Mitsubishi made a bet on oil. It’s never a loss until you sell, but the firm cut its losses and took the hit. Only a week later, salt was rubbed in its wounds as Saudi oil production was attacked and the price of oil jumped 10%! Oh dear. It’s hard to tell yet if these losses were all the rogue trader’s own doing, or if the dealings were approved by higher-level managers and this poor fella is just the fall guy. Either way, something clearly went very, very wrong!

The “investment” was in oil derivatives, which are like market wagers. Two people find something they disagree about (preferably finance related), and one side pays the other money depending on how the future unfolds. Sounds simple, but derivatives can get very complicated, very quickly.

Often, investors don’t have a say in buying them. The two most popular contract types are options and futures, representing the only way to make plays on certain instruments. From the peso to pork loins, from interest rates to the weather, nothing is off-limits to the $500 trillion (yes, you read that right) over-the-counter derivatives market.

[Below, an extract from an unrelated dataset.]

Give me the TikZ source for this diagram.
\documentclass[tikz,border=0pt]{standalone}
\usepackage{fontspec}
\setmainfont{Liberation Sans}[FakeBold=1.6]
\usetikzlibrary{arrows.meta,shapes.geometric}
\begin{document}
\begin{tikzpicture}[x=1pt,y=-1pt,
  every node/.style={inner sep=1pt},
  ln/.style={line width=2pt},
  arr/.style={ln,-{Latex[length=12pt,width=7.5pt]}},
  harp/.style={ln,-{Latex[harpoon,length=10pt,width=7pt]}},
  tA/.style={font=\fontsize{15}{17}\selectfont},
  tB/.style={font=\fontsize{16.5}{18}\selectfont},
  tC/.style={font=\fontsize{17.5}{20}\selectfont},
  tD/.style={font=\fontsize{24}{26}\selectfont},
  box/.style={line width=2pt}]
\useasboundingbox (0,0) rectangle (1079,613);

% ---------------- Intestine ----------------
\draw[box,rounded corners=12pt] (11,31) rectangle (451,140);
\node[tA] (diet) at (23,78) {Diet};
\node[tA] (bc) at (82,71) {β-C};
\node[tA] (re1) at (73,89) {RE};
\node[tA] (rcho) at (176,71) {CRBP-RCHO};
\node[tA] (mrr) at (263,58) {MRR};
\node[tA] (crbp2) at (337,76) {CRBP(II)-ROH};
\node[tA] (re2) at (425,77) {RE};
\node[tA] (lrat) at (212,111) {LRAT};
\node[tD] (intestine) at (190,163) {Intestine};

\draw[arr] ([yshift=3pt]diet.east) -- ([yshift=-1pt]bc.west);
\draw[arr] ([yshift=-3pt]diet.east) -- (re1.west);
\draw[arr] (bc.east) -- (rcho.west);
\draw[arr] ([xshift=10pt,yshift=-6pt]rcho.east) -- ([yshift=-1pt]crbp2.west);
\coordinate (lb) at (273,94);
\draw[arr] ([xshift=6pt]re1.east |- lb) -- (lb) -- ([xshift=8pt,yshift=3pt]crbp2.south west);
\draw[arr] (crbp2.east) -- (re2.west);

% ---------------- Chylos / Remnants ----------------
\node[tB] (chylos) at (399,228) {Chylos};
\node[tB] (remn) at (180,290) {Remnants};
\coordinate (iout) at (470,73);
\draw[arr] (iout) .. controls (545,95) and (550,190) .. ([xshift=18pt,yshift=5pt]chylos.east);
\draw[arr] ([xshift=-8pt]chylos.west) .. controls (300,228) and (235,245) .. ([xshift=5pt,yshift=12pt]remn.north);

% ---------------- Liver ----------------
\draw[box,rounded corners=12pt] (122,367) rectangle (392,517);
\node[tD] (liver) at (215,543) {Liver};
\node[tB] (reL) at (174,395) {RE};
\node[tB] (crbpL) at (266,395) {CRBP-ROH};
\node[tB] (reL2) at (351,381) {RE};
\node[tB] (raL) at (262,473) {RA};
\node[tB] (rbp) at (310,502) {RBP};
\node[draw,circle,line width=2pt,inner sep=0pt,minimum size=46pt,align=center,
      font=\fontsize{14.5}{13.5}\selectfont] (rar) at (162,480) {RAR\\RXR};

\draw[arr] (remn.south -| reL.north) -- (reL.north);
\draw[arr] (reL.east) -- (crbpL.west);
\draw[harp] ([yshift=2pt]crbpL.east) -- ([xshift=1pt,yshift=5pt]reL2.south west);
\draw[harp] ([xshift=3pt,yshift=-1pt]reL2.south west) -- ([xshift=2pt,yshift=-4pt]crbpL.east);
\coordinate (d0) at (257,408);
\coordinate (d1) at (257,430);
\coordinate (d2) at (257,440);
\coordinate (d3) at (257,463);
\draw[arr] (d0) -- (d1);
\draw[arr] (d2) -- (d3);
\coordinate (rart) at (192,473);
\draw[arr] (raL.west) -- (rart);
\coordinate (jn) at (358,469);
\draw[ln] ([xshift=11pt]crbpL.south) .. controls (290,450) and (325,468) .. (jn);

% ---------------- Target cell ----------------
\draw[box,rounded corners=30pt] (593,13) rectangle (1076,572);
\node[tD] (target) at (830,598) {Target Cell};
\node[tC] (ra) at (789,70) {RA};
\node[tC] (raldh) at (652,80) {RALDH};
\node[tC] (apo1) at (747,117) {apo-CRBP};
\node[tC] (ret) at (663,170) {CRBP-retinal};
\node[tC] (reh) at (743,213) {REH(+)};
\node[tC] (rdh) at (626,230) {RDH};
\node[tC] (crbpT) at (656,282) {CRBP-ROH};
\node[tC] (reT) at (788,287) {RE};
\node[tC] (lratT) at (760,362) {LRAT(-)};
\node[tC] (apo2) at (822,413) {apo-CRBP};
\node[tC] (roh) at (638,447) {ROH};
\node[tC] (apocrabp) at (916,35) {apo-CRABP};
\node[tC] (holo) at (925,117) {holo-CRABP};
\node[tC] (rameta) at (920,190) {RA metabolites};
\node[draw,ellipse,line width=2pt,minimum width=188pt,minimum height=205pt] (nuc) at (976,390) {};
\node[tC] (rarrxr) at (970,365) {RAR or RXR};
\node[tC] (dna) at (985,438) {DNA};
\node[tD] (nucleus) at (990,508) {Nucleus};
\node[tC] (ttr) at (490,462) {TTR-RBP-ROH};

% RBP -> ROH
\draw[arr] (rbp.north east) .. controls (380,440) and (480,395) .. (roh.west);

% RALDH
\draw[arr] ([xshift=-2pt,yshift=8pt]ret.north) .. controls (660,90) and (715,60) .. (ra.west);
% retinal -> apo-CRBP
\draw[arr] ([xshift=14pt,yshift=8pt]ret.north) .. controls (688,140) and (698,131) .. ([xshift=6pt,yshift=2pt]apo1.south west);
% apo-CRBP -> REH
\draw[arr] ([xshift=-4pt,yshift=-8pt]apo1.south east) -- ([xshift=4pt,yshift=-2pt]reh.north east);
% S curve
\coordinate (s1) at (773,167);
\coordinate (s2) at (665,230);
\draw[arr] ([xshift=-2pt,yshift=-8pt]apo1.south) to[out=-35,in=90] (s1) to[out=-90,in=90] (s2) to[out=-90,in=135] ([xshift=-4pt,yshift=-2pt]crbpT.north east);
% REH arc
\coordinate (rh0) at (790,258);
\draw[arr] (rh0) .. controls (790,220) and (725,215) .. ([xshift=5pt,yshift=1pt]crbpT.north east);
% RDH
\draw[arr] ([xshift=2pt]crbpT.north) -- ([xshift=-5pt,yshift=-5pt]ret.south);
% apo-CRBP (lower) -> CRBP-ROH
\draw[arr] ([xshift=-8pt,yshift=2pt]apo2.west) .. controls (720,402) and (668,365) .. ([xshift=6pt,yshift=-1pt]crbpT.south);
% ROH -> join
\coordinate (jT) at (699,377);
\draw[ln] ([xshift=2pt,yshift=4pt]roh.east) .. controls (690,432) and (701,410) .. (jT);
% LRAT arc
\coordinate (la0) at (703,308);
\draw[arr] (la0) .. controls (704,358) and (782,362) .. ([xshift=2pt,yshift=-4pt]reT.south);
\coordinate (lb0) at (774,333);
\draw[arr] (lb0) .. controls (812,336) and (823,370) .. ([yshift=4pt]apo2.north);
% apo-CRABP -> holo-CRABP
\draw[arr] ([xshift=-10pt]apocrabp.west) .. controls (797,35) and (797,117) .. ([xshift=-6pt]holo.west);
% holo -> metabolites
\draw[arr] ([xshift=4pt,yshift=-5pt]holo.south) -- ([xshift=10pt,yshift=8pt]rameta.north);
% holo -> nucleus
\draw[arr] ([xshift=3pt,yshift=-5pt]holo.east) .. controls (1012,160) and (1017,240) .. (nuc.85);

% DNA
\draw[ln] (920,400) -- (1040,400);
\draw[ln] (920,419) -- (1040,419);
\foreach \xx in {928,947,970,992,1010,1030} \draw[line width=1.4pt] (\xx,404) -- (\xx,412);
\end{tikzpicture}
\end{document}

Is Mitsubishi willing and able to write the $320 million check? We don’t know. The Singapore-based trader has sealed his place in the stock market hall of shame by wreaking havoc at work with gambles never for the faint of heart. But, then again, neither were any of the best investments in history. Let this be a lesson, nonetheless. Great investors always keep their investing simple. Now if you’ll excuse me, I need to check on some pork loin futures.